START

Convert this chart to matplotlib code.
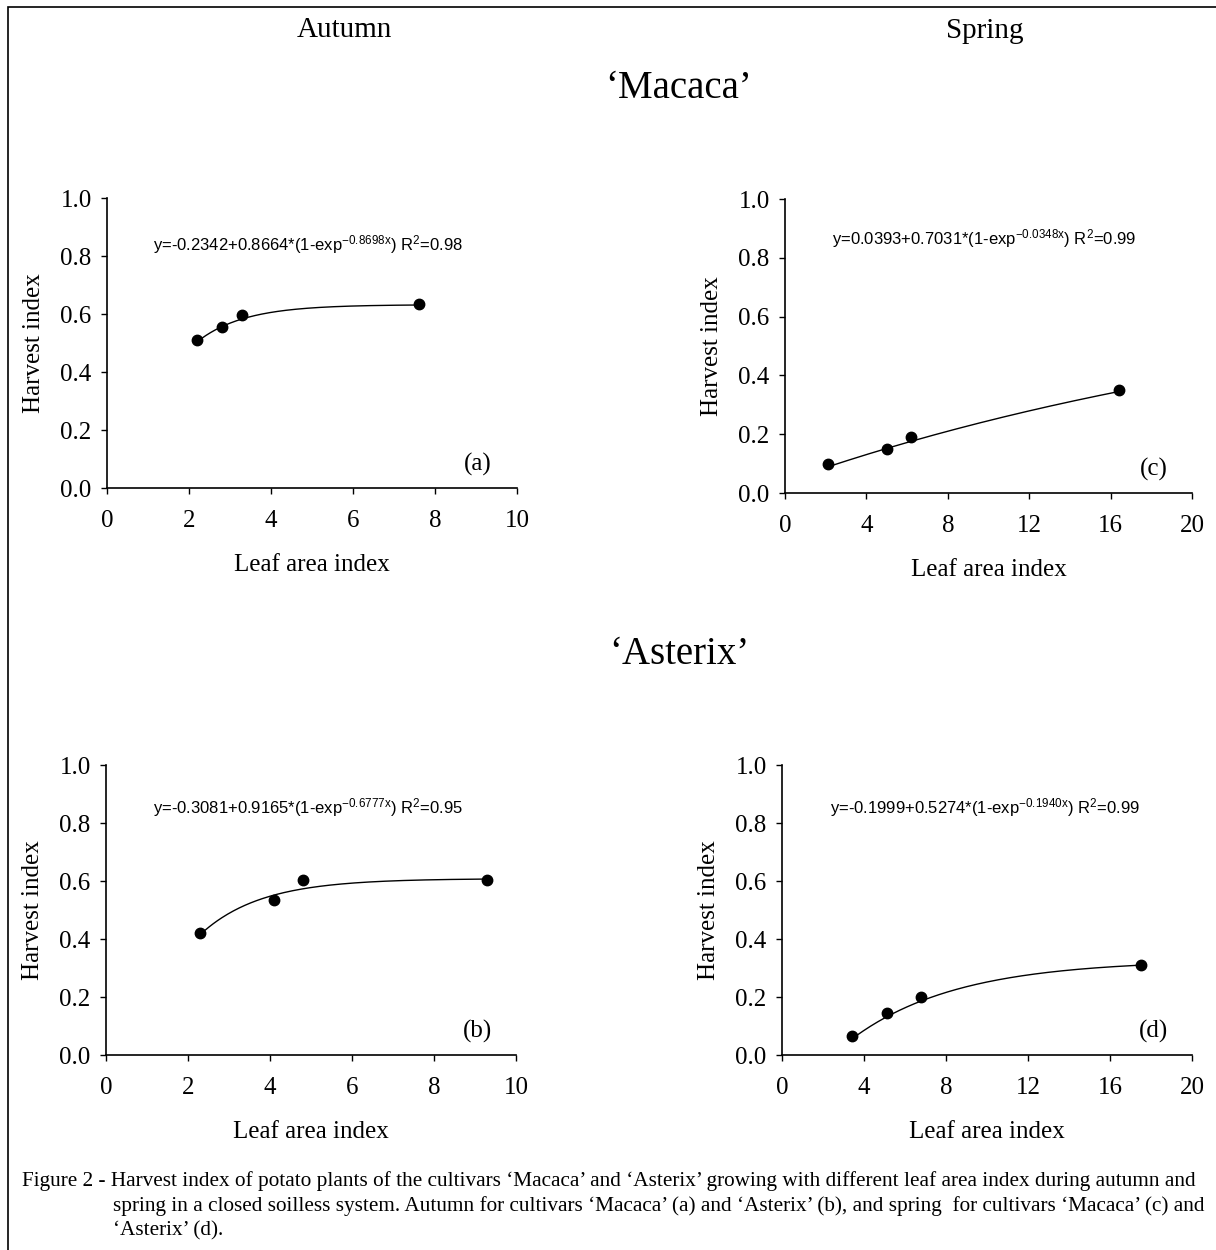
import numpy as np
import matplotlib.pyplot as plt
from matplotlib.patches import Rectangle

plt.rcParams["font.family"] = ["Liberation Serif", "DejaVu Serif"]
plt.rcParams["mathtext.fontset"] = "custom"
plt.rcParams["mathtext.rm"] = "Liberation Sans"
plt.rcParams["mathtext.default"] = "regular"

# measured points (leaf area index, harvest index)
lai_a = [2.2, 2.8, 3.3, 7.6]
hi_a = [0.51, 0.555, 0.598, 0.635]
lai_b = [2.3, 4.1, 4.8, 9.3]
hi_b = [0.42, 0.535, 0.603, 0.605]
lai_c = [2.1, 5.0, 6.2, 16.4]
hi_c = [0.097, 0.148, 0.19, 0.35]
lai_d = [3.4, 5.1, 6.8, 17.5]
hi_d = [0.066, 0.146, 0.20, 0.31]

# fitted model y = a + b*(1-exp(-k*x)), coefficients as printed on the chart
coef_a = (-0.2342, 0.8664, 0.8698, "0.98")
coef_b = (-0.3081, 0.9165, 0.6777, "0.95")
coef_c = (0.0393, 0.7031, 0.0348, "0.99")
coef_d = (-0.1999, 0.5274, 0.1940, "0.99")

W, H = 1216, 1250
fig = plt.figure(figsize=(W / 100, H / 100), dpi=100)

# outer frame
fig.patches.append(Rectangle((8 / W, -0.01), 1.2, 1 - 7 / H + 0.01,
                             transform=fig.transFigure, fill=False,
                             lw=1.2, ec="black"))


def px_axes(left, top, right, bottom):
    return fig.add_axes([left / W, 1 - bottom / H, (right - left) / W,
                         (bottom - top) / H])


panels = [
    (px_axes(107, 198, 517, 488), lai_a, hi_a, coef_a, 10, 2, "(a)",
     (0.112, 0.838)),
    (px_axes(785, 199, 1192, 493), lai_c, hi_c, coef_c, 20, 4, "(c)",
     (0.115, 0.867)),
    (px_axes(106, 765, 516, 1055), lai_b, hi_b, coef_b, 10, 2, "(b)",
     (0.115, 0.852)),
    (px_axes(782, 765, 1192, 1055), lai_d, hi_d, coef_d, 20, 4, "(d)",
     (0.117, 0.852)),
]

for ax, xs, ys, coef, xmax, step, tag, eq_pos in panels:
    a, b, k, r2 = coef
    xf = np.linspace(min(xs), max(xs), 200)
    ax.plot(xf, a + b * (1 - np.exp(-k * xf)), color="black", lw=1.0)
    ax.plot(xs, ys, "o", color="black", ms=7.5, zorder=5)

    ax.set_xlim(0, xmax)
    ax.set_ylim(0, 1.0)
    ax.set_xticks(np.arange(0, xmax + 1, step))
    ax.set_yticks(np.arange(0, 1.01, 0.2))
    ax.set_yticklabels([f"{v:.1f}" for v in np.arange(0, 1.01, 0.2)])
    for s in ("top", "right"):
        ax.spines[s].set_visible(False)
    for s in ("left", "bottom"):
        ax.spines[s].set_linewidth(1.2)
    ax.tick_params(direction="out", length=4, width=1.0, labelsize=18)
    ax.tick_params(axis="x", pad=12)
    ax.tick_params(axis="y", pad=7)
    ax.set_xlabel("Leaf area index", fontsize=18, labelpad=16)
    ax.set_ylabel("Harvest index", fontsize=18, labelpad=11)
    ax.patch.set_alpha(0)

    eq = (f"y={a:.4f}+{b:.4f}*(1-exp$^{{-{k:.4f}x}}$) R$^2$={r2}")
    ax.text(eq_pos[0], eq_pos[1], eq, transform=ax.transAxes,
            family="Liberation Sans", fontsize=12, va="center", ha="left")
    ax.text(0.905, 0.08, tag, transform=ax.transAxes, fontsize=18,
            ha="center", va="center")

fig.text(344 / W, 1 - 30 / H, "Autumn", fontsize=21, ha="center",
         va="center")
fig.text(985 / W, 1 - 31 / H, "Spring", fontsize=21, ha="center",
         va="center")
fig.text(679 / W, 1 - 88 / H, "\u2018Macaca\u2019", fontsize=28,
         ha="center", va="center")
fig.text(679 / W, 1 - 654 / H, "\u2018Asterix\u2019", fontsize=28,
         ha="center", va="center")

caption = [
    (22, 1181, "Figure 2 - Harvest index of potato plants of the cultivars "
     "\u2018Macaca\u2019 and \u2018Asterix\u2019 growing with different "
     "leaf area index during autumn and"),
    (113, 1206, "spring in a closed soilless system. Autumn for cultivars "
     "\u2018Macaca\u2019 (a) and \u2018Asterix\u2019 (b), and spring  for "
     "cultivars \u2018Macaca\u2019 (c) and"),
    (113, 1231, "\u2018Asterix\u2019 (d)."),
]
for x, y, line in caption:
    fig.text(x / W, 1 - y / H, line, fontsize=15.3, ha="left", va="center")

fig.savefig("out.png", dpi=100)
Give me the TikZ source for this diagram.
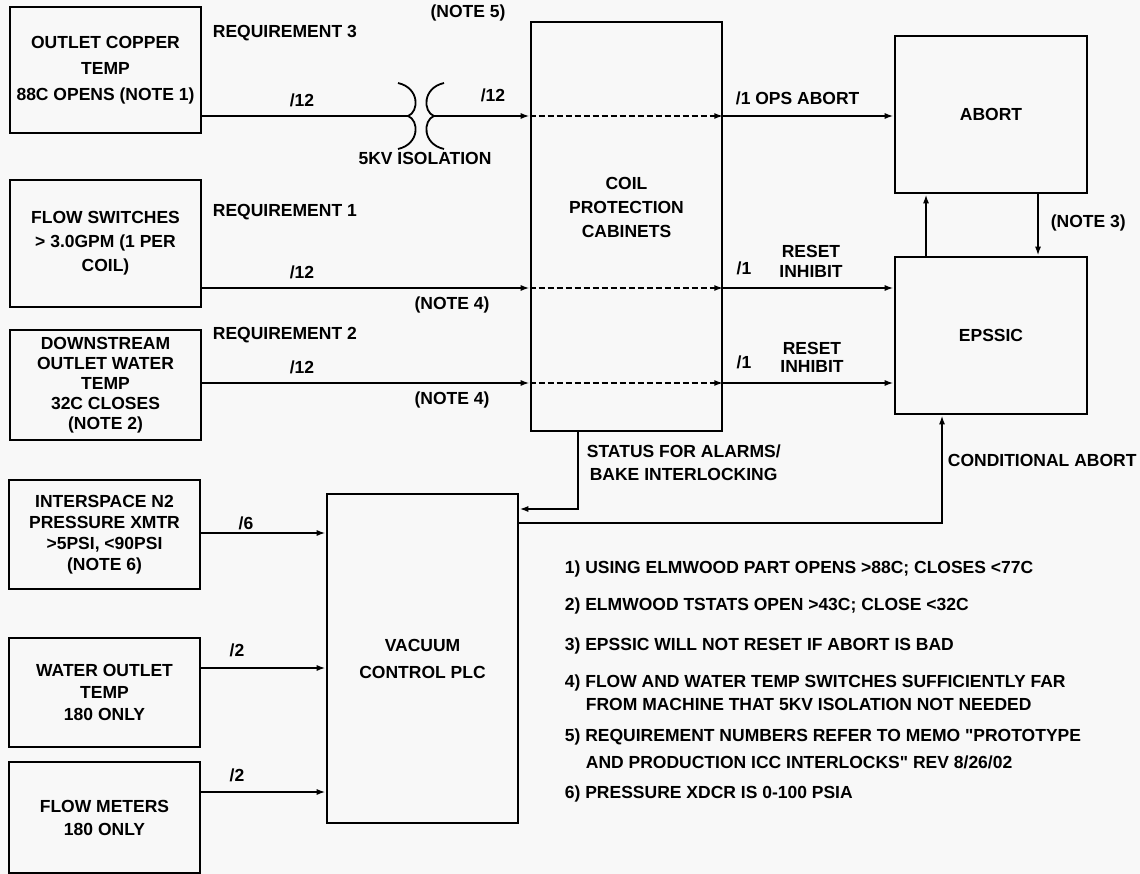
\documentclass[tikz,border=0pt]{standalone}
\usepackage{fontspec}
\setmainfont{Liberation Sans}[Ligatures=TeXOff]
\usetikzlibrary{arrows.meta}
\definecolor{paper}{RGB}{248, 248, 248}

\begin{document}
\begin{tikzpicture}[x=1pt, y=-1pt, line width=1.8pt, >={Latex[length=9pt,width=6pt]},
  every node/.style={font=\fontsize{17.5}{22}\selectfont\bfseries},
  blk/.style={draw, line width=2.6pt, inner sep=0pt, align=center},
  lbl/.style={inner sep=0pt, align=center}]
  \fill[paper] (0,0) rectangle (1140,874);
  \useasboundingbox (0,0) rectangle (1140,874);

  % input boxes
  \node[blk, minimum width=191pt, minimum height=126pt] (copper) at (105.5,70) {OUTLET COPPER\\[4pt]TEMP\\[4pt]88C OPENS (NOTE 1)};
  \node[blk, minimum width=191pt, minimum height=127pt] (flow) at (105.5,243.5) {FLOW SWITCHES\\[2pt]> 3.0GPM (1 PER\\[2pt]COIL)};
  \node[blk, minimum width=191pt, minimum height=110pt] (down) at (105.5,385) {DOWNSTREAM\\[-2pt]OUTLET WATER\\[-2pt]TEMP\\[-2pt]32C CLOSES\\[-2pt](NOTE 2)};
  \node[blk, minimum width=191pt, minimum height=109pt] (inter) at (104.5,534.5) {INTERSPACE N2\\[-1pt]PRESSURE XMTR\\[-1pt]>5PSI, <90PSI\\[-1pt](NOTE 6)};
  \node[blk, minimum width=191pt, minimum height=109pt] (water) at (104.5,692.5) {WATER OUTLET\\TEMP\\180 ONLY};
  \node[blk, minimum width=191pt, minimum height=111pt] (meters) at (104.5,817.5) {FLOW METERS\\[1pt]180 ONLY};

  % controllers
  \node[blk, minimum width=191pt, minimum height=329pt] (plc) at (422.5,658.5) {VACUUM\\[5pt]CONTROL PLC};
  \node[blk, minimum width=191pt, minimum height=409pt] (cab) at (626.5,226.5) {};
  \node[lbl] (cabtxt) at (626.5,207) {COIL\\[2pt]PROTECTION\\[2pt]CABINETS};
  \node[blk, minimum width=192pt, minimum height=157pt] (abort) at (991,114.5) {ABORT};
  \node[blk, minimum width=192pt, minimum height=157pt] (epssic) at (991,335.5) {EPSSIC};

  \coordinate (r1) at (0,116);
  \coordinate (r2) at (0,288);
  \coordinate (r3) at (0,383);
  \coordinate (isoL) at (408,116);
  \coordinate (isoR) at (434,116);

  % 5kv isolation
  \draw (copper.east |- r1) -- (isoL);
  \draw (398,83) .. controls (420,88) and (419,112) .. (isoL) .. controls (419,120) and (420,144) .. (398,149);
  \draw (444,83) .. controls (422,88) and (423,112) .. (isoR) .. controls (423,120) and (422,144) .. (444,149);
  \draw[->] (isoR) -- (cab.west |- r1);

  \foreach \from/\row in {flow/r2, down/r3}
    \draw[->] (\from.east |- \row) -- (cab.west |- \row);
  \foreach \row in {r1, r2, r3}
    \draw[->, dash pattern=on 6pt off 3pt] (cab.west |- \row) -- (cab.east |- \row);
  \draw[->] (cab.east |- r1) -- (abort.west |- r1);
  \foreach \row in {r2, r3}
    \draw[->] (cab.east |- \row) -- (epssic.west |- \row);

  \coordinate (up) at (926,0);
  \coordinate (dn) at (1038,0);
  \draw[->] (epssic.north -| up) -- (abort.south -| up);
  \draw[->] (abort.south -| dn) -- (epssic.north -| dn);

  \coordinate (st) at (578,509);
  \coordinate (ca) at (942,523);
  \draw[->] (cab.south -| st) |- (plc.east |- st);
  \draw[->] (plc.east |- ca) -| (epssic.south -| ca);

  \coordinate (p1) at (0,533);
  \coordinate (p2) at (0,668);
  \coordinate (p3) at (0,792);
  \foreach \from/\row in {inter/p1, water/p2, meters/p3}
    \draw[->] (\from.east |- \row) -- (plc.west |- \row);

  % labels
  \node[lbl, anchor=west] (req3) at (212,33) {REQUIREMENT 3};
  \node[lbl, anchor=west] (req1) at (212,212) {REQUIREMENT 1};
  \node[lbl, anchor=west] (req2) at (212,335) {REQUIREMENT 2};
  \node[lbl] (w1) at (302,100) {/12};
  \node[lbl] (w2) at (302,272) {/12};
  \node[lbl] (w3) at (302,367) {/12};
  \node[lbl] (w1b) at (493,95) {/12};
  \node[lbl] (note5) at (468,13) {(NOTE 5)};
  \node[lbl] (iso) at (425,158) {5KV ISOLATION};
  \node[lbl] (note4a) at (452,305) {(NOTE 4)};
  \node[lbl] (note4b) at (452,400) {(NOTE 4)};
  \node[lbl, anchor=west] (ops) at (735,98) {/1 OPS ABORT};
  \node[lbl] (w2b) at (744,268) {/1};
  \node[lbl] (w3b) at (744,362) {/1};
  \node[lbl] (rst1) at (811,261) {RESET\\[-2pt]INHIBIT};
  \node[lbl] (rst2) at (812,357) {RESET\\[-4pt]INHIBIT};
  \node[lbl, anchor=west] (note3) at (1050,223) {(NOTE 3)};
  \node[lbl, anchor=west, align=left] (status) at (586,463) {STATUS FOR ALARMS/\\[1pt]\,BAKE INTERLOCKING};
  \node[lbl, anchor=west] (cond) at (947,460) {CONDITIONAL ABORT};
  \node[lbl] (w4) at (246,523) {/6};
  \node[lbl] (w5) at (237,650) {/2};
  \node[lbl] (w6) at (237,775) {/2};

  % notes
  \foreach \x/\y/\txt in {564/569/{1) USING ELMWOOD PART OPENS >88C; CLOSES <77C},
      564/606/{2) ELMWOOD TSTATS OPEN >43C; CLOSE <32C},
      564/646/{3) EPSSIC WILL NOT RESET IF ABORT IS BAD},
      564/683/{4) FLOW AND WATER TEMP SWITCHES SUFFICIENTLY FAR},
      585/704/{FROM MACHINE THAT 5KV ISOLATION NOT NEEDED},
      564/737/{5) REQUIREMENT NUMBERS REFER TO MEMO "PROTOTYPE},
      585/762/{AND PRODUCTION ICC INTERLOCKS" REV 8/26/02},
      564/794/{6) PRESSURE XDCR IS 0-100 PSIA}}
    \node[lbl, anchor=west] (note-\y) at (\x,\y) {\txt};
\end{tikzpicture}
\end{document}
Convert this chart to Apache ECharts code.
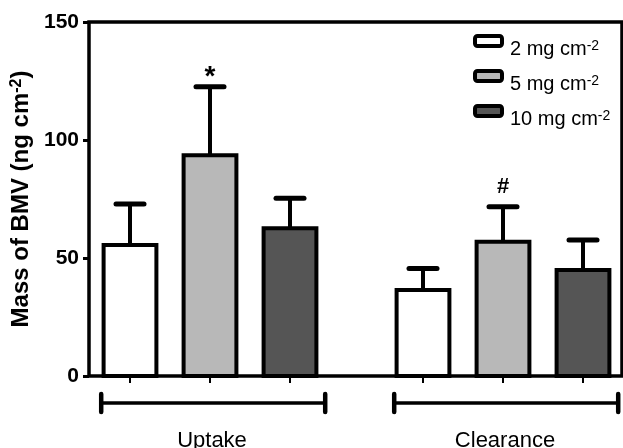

END

◆ **PROBLEM REQUIREMENTS**: From the top of the listing above, repeat each line exactly until you reach the line containing "from matplotlib.patches import Rectangle", and repeat that one too. Leave the pictures out.

◆ **RESPONSE**:
Convert this chart to matplotlib code.
import numpy as np
import matplotlib.pyplot as plt
from matplotlib.patches import Rectangle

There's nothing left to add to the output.